* START GIVEN DATA *

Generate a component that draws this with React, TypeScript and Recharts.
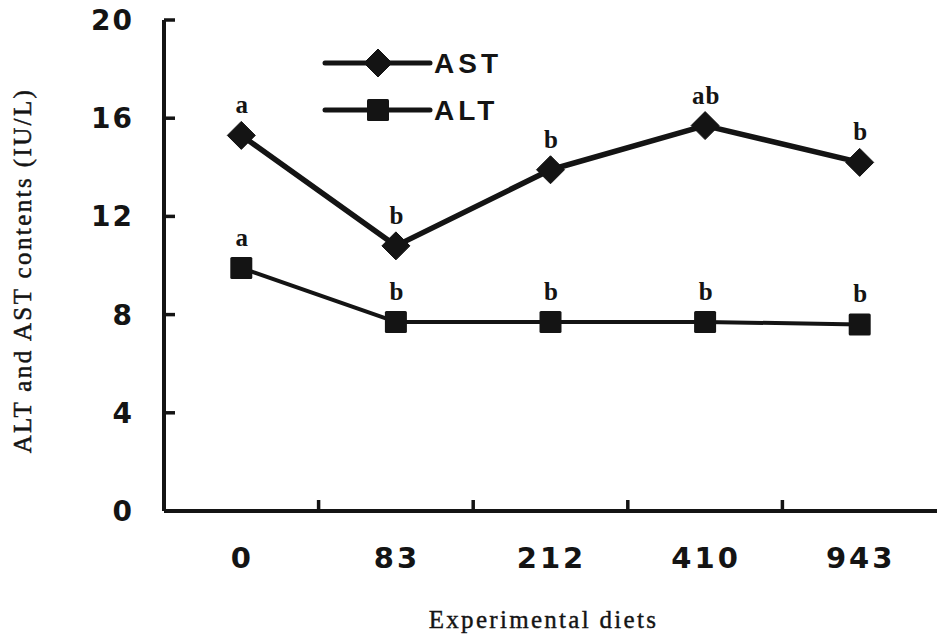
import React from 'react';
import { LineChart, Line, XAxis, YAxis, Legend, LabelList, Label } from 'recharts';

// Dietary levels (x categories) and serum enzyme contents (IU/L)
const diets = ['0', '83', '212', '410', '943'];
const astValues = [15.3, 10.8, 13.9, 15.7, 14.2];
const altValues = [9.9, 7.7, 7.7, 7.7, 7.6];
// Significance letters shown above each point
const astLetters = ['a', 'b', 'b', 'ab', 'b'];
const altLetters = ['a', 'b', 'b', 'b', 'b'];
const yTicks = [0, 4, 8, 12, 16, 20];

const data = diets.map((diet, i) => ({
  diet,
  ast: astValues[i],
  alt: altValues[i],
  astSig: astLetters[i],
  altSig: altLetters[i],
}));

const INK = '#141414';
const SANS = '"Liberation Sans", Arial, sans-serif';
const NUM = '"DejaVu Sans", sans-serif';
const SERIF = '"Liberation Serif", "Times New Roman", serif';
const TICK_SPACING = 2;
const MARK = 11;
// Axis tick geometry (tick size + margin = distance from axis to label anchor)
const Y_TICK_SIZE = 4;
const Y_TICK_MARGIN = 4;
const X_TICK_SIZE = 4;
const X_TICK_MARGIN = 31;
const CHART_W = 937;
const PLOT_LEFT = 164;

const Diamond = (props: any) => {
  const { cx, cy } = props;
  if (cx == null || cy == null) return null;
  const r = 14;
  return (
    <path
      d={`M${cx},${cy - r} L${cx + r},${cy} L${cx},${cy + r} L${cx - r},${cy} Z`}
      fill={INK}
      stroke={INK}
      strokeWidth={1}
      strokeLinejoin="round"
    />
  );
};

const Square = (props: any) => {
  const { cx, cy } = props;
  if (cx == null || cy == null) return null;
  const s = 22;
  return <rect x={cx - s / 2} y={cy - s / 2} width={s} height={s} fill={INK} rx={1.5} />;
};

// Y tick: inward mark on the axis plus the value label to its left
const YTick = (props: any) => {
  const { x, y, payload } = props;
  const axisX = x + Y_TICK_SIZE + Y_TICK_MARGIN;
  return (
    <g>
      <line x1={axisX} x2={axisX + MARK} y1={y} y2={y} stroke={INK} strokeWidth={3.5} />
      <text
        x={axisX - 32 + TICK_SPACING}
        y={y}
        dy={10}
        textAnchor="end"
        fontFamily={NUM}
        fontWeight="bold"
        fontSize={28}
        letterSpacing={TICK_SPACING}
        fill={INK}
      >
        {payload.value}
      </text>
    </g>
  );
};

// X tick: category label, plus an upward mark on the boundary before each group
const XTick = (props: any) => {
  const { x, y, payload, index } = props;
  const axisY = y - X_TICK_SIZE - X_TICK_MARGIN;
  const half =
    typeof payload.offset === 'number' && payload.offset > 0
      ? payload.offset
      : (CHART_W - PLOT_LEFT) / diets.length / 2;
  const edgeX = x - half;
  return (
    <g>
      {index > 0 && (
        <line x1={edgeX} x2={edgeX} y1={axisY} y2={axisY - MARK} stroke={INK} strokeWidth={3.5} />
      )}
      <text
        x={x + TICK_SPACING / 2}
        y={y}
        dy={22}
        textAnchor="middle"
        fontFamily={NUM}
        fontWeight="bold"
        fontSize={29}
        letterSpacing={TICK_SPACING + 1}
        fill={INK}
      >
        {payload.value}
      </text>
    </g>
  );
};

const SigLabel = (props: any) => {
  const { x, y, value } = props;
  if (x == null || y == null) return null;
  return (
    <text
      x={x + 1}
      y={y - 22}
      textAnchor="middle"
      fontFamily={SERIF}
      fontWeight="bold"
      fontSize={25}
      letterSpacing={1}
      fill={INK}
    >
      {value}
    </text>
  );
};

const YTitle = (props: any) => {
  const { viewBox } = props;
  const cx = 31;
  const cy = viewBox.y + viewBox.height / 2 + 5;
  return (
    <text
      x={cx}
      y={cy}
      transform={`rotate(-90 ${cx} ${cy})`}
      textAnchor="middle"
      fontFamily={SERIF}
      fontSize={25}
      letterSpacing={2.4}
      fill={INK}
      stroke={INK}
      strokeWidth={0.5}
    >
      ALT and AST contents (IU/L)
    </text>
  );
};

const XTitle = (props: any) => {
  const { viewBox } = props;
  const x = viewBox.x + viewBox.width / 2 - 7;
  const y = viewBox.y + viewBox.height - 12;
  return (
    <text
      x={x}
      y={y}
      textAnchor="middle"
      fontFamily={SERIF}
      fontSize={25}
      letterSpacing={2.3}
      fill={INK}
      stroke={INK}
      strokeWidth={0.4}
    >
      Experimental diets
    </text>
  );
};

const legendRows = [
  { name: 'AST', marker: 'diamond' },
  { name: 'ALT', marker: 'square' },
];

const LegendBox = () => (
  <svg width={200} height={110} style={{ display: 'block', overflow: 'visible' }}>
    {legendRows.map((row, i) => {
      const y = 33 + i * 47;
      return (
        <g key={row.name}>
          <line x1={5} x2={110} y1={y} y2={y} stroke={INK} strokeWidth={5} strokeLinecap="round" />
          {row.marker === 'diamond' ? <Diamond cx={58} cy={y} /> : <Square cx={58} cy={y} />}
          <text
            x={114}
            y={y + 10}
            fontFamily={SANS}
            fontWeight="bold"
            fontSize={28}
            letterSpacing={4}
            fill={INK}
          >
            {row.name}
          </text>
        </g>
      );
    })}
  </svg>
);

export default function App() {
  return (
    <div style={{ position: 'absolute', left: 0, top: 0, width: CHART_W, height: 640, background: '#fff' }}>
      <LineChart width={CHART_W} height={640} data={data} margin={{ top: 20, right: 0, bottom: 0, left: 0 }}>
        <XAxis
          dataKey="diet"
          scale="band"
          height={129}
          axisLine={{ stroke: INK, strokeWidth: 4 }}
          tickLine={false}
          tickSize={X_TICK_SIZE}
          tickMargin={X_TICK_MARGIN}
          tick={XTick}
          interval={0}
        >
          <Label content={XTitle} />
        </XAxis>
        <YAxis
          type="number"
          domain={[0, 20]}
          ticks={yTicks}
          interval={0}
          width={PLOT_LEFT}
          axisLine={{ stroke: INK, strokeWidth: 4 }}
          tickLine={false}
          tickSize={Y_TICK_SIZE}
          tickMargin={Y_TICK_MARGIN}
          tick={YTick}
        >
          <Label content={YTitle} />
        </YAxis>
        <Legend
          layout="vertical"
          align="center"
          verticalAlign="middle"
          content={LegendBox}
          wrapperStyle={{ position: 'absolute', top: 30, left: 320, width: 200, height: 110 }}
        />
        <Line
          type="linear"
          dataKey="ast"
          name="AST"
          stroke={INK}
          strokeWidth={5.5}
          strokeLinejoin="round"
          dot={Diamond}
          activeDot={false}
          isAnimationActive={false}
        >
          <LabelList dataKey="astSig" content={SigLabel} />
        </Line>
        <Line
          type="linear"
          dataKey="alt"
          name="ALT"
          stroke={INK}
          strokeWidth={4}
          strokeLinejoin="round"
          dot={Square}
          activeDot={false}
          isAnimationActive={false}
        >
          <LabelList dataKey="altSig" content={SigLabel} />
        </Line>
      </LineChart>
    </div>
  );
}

* END GIVEN DATA *

## TASK OBJECTIVE
Tally up the lines of the listing containing the word "React". Give only the total.

## RIGHT ANSWER
2